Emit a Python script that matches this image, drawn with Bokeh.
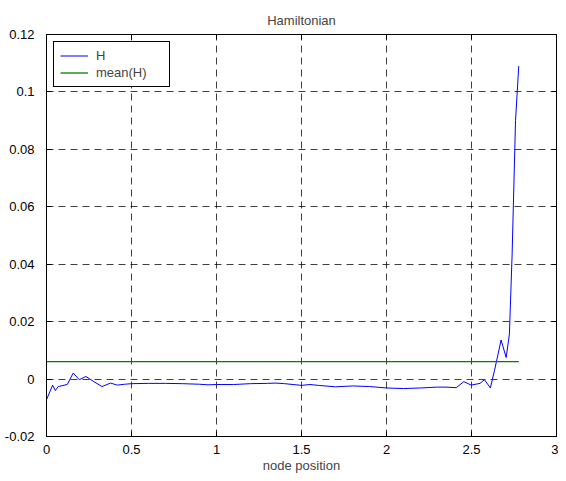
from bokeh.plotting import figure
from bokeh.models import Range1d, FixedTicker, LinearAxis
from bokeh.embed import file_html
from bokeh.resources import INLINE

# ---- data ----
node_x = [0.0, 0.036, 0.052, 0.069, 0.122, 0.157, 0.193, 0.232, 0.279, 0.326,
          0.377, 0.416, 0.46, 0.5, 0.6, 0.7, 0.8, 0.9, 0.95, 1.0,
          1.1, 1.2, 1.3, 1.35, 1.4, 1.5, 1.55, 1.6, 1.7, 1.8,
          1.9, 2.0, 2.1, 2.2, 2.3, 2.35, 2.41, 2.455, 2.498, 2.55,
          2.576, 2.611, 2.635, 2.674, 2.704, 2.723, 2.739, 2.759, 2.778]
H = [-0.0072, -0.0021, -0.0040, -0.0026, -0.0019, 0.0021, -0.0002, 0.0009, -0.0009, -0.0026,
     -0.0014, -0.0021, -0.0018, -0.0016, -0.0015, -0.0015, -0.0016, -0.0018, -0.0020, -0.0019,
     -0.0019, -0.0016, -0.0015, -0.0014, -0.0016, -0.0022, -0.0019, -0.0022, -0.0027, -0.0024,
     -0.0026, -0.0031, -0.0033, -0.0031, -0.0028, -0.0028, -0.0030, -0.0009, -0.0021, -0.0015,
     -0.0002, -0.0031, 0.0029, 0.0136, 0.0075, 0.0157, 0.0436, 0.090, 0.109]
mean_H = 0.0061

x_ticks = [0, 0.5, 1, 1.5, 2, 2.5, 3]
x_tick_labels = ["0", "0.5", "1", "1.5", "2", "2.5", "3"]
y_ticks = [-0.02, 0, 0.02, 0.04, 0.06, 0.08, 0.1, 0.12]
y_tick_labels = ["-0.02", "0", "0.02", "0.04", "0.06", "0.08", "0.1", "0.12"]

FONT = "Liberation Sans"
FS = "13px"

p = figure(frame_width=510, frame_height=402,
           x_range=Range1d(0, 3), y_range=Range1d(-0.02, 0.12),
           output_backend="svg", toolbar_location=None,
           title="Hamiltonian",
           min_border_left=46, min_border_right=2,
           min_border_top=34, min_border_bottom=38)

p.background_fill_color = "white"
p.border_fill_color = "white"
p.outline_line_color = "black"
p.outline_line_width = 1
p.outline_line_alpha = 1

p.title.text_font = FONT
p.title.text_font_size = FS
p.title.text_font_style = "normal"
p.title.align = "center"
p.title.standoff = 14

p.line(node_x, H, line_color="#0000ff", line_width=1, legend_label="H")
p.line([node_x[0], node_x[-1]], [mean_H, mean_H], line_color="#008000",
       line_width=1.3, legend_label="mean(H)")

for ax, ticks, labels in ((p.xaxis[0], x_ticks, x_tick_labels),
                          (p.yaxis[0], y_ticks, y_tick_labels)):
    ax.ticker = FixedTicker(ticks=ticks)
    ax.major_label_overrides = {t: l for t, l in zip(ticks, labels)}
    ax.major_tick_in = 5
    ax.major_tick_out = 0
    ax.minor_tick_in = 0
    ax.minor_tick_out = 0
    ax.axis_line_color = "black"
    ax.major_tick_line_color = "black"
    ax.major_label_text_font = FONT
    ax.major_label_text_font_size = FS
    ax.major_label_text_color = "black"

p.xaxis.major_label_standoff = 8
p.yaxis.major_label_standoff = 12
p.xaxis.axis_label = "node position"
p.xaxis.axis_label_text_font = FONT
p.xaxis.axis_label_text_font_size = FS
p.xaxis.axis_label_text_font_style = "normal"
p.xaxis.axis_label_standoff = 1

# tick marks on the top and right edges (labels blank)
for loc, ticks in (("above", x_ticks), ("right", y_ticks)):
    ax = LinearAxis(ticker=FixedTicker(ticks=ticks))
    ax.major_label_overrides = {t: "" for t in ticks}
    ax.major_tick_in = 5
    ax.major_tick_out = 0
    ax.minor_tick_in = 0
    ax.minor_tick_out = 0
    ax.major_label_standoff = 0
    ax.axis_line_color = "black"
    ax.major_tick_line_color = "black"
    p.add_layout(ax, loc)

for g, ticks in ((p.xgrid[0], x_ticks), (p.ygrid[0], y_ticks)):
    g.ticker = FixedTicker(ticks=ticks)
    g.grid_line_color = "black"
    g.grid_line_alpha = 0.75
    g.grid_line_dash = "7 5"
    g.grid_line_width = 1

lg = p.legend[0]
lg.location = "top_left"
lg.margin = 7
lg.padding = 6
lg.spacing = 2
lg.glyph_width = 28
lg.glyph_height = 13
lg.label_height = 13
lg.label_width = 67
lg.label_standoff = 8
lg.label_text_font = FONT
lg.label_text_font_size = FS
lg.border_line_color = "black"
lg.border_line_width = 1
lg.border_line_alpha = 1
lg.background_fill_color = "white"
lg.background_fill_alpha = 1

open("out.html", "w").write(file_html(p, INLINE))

##########

▶ _Given problem_: Restate only the lines running from the start of the material above through the line containing "mean_H = 0.0061", ends included. No pictures.

▶ _Exercise answer_:
Emit a Python script that matches this image, drawn with Bokeh.
from bokeh.plotting import figure
from bokeh.models import Range1d, FixedTicker, LinearAxis
from bokeh.embed import file_html
from bokeh.resources import INLINE

# ---- data ----
node_x = [0.0, 0.036, 0.052, 0.069, 0.122, 0.157, 0.193, 0.232, 0.279, 0.326,
          0.377, 0.416, 0.46, 0.5, 0.6, 0.7, 0.8, 0.9, 0.95, 1.0,
          1.1, 1.2, 1.3, 1.35, 1.4, 1.5, 1.55, 1.6, 1.7, 1.8,
          1.9, 2.0, 2.1, 2.2, 2.3, 2.35, 2.41, 2.455, 2.498, 2.55,
          2.576, 2.611, 2.635, 2.674, 2.704, 2.723, 2.739, 2.759, 2.778]
H = [-0.0072, -0.0021, -0.0040, -0.0026, -0.0019, 0.0021, -0.0002, 0.0009, -0.0009, -0.0026,
     -0.0014, -0.0021, -0.0018, -0.0016, -0.0015, -0.0015, -0.0016, -0.0018, -0.0020, -0.0019,
     -0.0019, -0.0016, -0.0015, -0.0014, -0.0016, -0.0022, -0.0019, -0.0022, -0.0027, -0.0024,
     -0.0026, -0.0031, -0.0033, -0.0031, -0.0028, -0.0028, -0.0030, -0.0009, -0.0021, -0.0015,
     -0.0002, -0.0031, 0.0029, 0.0136, 0.0075, 0.0157, 0.0436, 0.090, 0.109]
mean_H = 0.0061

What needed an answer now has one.